Enquanto milhares de presos em todo o país enfrentam celas superlotadas, banheiros precários e racionamento de água, um grupo seleto dentro da Penitenciária Lemos Brito (PLB), em Salvador, desfrutava de condições dignas de hotel cinco estrelas. A revelação, confirmada por vídeos e relatórios oficiais da Secretaria de Administração Penitenciária (Seap), caiu como uma bomba no já frágil sistema carcerário da Bahia.
A cela, localizada no Módulo V da unidade, era ocupada por integrantes do Bonde do Maluco (BDM), uma das facções mais influentes do estado. No local, foram encontrados uísque importado (como Chivas Royal Salute), perfumes de grife, televisão, ventiladores, espelhos (proibidos em unidades prisionais), camas personalizadas e até um banheiro privativo com piso de cerâmica, vaso sanitário e chuveiro um privilégio inexistente para a esmagadora maioria dos detentos.
A descoberta ocorreu durante uma revista feita pela polícia após a fuga cinematográfica de sete presos, em outubro de 2023, por meio de um túnel escavado no mesmo módulo. Um dos fugitivos era Fábio Souza dos Santos, o "Geleia", liderança do BDM e um dos criminosos mais procurados do estado, retratado no baralho do crime da SSP-BA como a carta "Oito de Ouros".
Um presídio de dois mundos
A cela vip contrasta com a realidade da Lemos Brito, que operava, até junho deste ano, com 1.427 detentos em um espaço projetado para 878 um excedente de quase 550 internos. A superlotação e a falta de recursos são queixas recorrentes de familiares e advogados, que agora se perguntam: como uma cela tão luxuosa pôde existir por tanto tempo sem que nada fosse feito?

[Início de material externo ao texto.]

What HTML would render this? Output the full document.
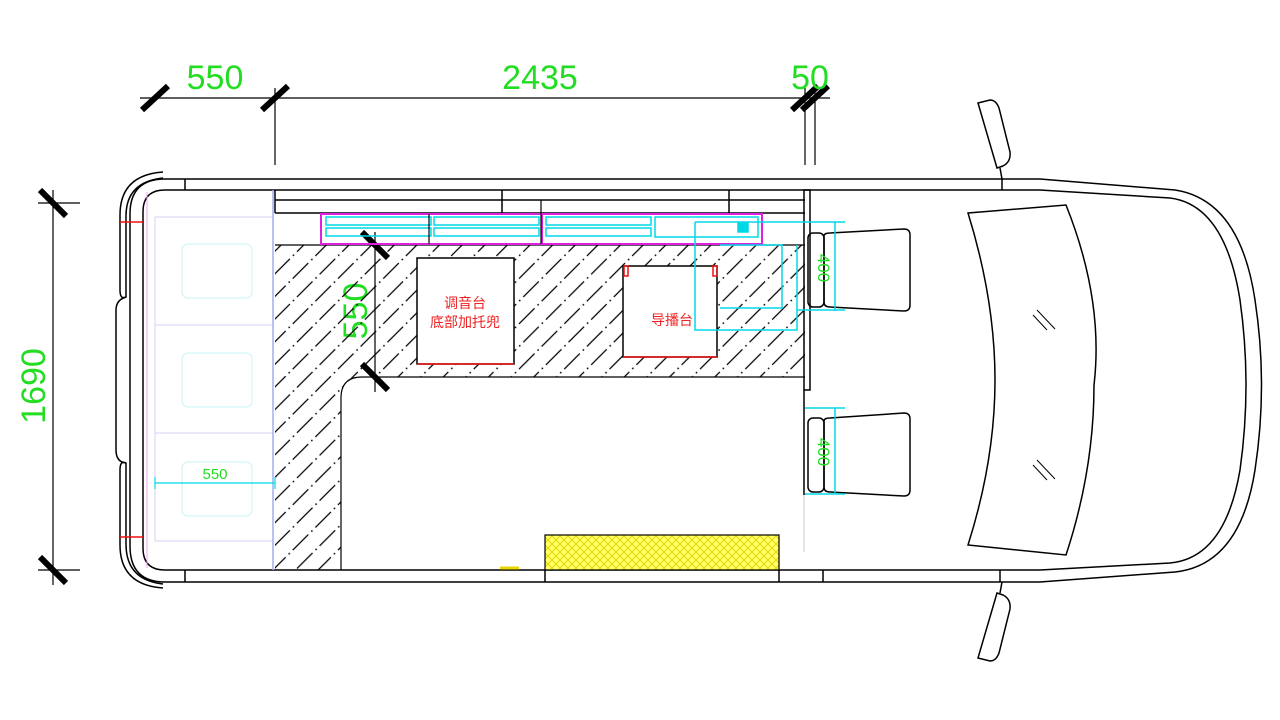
<!DOCTYPE html>
<html><head><meta charset="utf-8"><style>
html,body{margin:0;padding:0;background:#fff;}
svg{display:block;}
text{font-family:"Liberation Sans","Noto Sans CJK SC",sans-serif;}
</style></head><body>
<svg width="1280" height="720" viewBox="0 0 1280 720" xmlns="http://www.w3.org/2000/svg">
<defs>
<pattern id="hatch" patternUnits="userSpaceOnUse" width="32" height="32" patternTransform="rotate(-45)">
<line x1="0" y1="4" x2="22" y2="4" stroke="#000" stroke-width="1.3"/>
<circle cx="27" cy="4" r="0.9" fill="#000"/>
<line x1="10" y1="20" x2="32" y2="20" stroke="#000" stroke-width="1.3"/>
<circle cx="5" cy="20" r="0.9" fill="#000"/>
</pattern>
<pattern id="xh" patternUnits="userSpaceOnUse" width="8" height="8">
<rect width="8" height="8" fill="#ffff66"/>
<path d="M0 0L8 8M8 0L0 8" stroke="#e0d000" stroke-width="0.8"/>
</pattern>
</defs>

<g stroke="#000" stroke-width="1.2" fill="none">
<line x1="140" y1="98" x2="830" y2="98"/>
<line x1="275" y1="88" x2="275" y2="165"/>
<line x1="805" y1="88" x2="805" y2="165"/>
<line x1="815" y1="88" x2="815" y2="165"/>
<line x1="53" y1="190" x2="53" y2="585"/>
<line x1="38" y1="203" x2="80" y2="203"/>
<line x1="38" y1="570" x2="80" y2="570"/>
</g>
<g stroke="#000" stroke-width="6" stroke-linecap="butt">
<line x1="142" y1="110" x2="168" y2="86"/>
<line x1="262" y1="110" x2="288" y2="86"/>
<line x1="792" y1="110" x2="818" y2="86"/>
<line x1="802" y1="110" x2="828" y2="86"/>
<line x1="40" y1="190" x2="66" y2="216"/>
<line x1="40" y1="557" x2="66" y2="583"/>
<line x1="362" y1="232" x2="388" y2="258"/>
<line x1="362" y1="364" x2="388" y2="390"/>
</g>
<g fill="#22dd22" font-size="34">
<text x="215" y="89" text-anchor="middle">550</text>
<text x="540" y="89" text-anchor="middle">2435</text>
<text x="810" y="89" text-anchor="middle">50</text>
<text x="0" y="0" text-anchor="middle" transform="translate(45,386) rotate(-90)">1690</text>
<text x="0" y="0" text-anchor="middle" transform="translate(367,311) rotate(-90)">550</text>
</g>

<path d="M275 245 H805 V377 H362 Q341 377 341 398 V570 H275 Z" fill="url(#hatch)" stroke="none"/>
<path d="M275 245 H805 M805 377 H362 Q341 377 341 398 V570" fill="none" stroke="#000" stroke-width="1.2"/>
<line x1="375" y1="232" x2="375" y2="392" stroke="#000" stroke-width="1.2"/>

<g fill="none" stroke="#000" stroke-width="1.5">
<path d="M185 179 H1040 L1175 190 Q1240 200 1255 300 Q1268 385 1255 470 Q1240 565 1175 572 L1040 582 H185"/>
<path d="M165 190 H1040 L1170 198 Q1225 205 1240 300 Q1252 385 1240 470 Q1225 558 1170 563 L1040 570 H165"/>
<path d="M185 179 H165 Q130 179 130 214 V546 Q130 582 165 582 H185"/>
<path d="M165 190 Q143 190 143 212 V548 Q143 570 165 570"/>
<path d="M163 172 Q120 175 120 215 V290 Q120 300 126 297 V216 Q126 182 163 178"/>
<path d="M163 588 Q120 585 120 545 V470 Q120 460 126 463 V544 Q126 580 163 584"/>
<path d="M126 297 Q116 300 116 310 V450 Q116 462 126 463"/>
<line x1="185" y1="179" x2="185" y2="190"/>
<line x1="185" y1="570" x2="185" y2="582"/>
<line x1="545" y1="570" x2="545" y2="582"/>
<line x1="779" y1="570" x2="779" y2="582"/>
<line x1="823" y1="570" x2="823" y2="582"/>
<line x1="1000" y1="570" x2="1000" y2="582"/>
<line x1="1002" y1="179" x2="1002" y2="190"/>
<line x1="275" y1="200" x2="805" y2="200"/>
<line x1="275" y1="213" x2="805" y2="213"/>
<line x1="275" y1="190" x2="275" y2="213"/>
<line x1="502" y1="190" x2="502" y2="213"/>
<line x1="729" y1="190" x2="729" y2="213"/>
<rect x="804" y="190" width="6" height="200"/>
<line x1="804" y1="390" x2="804" y2="495"/>
<path d="M978 103 L990 100 Q996 100 999 108 L1010 152 Q1011 162 1003 166 L997 168 Z"/>
<line x1="1000" y1="168" x2="1002" y2="179"/>
<path d="M978 658 L990 661 Q996 661 999 653 L1010 609 Q1011 599 1003 595 L997 593 Z"/>
<line x1="1000" y1="593" x2="1002" y2="582"/>
<path d="M968 213 L1066 205 Q1104 300 1094 385 Q1094 470 1066 555 L968 545 Q995 460 995 380 Q995 300 968 213 Z"/>
<path d="M1033 315 L1047 330 M1037 310 L1055 329 M1033 465 L1047 480 M1037 460 L1055 479" stroke-width="1"/>
<rect x="808" y="233" width="16" height="74" rx="5"/>
<path d="M824 236 Q824 233 830 233 L904 229 Q910 229 910 235 V305 Q910 311 904 311 L830 307 Q824 307 824 302 Z"/>
<rect x="808" y="418" width="16" height="74" rx="5"/>
<path d="M824 421 Q824 418 830 418 L904 413 Q910 413 910 419 V490 Q910 496 904 496 L830 492 Q824 492 824 487 Z"/>
<rect x="417" y="258" width="97" height="106" fill="#fff"/>
<rect x="623" y="266" width="94" height="91" fill="#fff"/>
</g>
<line x1="804" y1="495" x2="804" y2="552" stroke="#ccc" stroke-width="1"/>

<g stroke="#ee1111" stroke-width="1.5" fill="none">
<line x1="120" y1="222" x2="143" y2="222"/>
<line x1="120" y1="537" x2="143" y2="537"/>
<line x1="417" y1="364" x2="514" y2="364"/>
<line x1="623" y1="357" x2="717" y2="357"/>
<rect x="624" y="266" width="4" height="10"/>
<rect x="713" y="266" width="4" height="10"/>
</g>
<g fill="#ee2222" font-size="14" text-anchor="middle">
<text x="465" y="308">调音台</text>
<text x="465" y="327">底部加托兜</text>
<text x="672" y="325">导播台</text>
</g>

<g fill="none" stroke="#d8d0f4" stroke-width="1">
<rect x="155" y="217" width="118" height="108"/>
<rect x="155" y="325" width="118" height="108"/>
<rect x="155" y="433" width="118" height="108"/>
<line x1="147" y1="192" x2="147" y2="568" stroke="#f0a0f0"/>
</g>
<g fill="none" stroke="#c8f4f4" stroke-width="1">
<rect x="182" y="244" width="70" height="54" rx="6"/>
<rect x="182" y="353" width="70" height="54" rx="6"/>
<rect x="182" y="462" width="70" height="54" rx="6"/>
</g>
<line x1="273" y1="190" x2="273" y2="570" stroke="#9fb0ee" stroke-width="1.5"/>
<g stroke="#00d8e8" stroke-width="1.2" fill="none">
<line x1="155" y1="483" x2="275" y2="483"/>
<line x1="155" y1="477" x2="155" y2="489"/>
<line x1="275" y1="477" x2="275" y2="489"/>
</g>
<text x="215" y="479" fill="#22dd22" font-size="15" text-anchor="middle">550</text>

<rect x="321" y="214" width="441" height="30" fill="none" stroke="#e020e0" stroke-width="2"/>
<line x1="542" y1="214" x2="542" y2="244" stroke="#e020e0" stroke-width="2"/>
<g stroke="#00d8e8" stroke-width="1.5" fill="none">
<rect x="326" y="217" width="105" height="8"/>
<rect x="326" y="228" width="105" height="8"/>
<rect x="434" y="217" width="105" height="8"/>
<rect x="434" y="228" width="105" height="8"/>
<rect x="546" y="217" width="105" height="8"/>
<rect x="546" y="228" width="105" height="8"/>
<rect x="655" y="217" width="103" height="20"/>
<rect x="738" y="223" width="10" height="9" fill="#00d8e8"/>
<path d="M695 222 H845 M695 222 V330 H797 V245 M797 310 H845 M720 245 H782 V308 H720"/>
<path d="M835 222 V311 M835 408 V494 M805 408 H845 M805 494 H845"/>
</g>
<g stroke="#000" stroke-width="1.2">
<line x1="541" y1="200" x2="541" y2="244"/>
<line x1="429" y1="214" x2="429" y2="244"/>
</g>

<g fill="#22dd22" font-size="17" text-anchor="middle">
<text transform="translate(818,268) rotate(90)">400</text>
<text transform="translate(818,452) rotate(90)">400</text>
</g>

<rect x="545" y="535" width="234" height="35" fill="url(#xh)" stroke="#000" stroke-width="1.2"/>
<line x1="500" y1="568" x2="519" y2="568" stroke="#e8d800" stroke-width="3"/>
</svg>
</body></html>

“É uma afronta. Enquanto meu filho dorme no chão e divide uma privada com vinte pessoas, outros tomam uísque e se perfumam com 1 Million?”, desabafa Maria das Dores, mãe de um interno da unidade.
Seap se defende e aponta antiga gestão
A Secretaria de Administração Penitenciária e Ressocialização da Bahia informou, por nota, que os privilégios ocorreram durante gestões anteriores, e que desde a posse do atual secretário, José Castro, medidas rigorosas de inspeção e combate a regalias vêm sendo aplicadas. A Seap afirma realizar “visitas quase semanais” aos módulos e instaurou um procedimento interno para apurar responsabilidades.
Investigação do Draco mira servidores
A delegada Larissa Laje, do Departamento de Repressão e Combate ao Crime Organizado (Draco), conduz o inquérito sobre o caso. Servidores da Seap e diretores da penitenciária já foram ouvidos. A principal linha de investigação aponta para conivência e possível corrupção de agentes públicos no favorecimento a líderes da facção.
Especialistas em segurança pública afirmam que o episódio não é isolado. “A influência de facções dentro dos presídios baianos é antiga, mas o nível de conforto revelado agora é um escândalo inédito. Isso não acontece sem omissão institucional”, avalia o sociólogo e pesquisador do sistema carcerário Rafael Guimarães.
MP pode entrar com ação contra o Estado
Diante da repercussão, o Ministério Público da Bahia estuda abrir uma ação civil pública por improbidade administrativa e falhas estruturais no sistema penitenciário. “É inaceitável que presos ostentem regalias enquanto a maioria vive em condições subumanas. O Estado precisa ser responsabilizado”, afirma a promotora Naira Barreto.
O que vem agora?
Com a denúncia pública, a pressão por reformas e responsabilizações aumenta. A sociedade civil cobra mais transparência, o Ministério Público promete agir, e a Seap se vê obrigada a revisar seus protocolos. Enquanto isso, a cela do luxo foi esvaziada, os itens recolhidos, mas as perguntas permanecem:
Quem autorizou? Por que durou tanto? E quantos outros 'hotéis' ainda estão escondidos atrás das grades?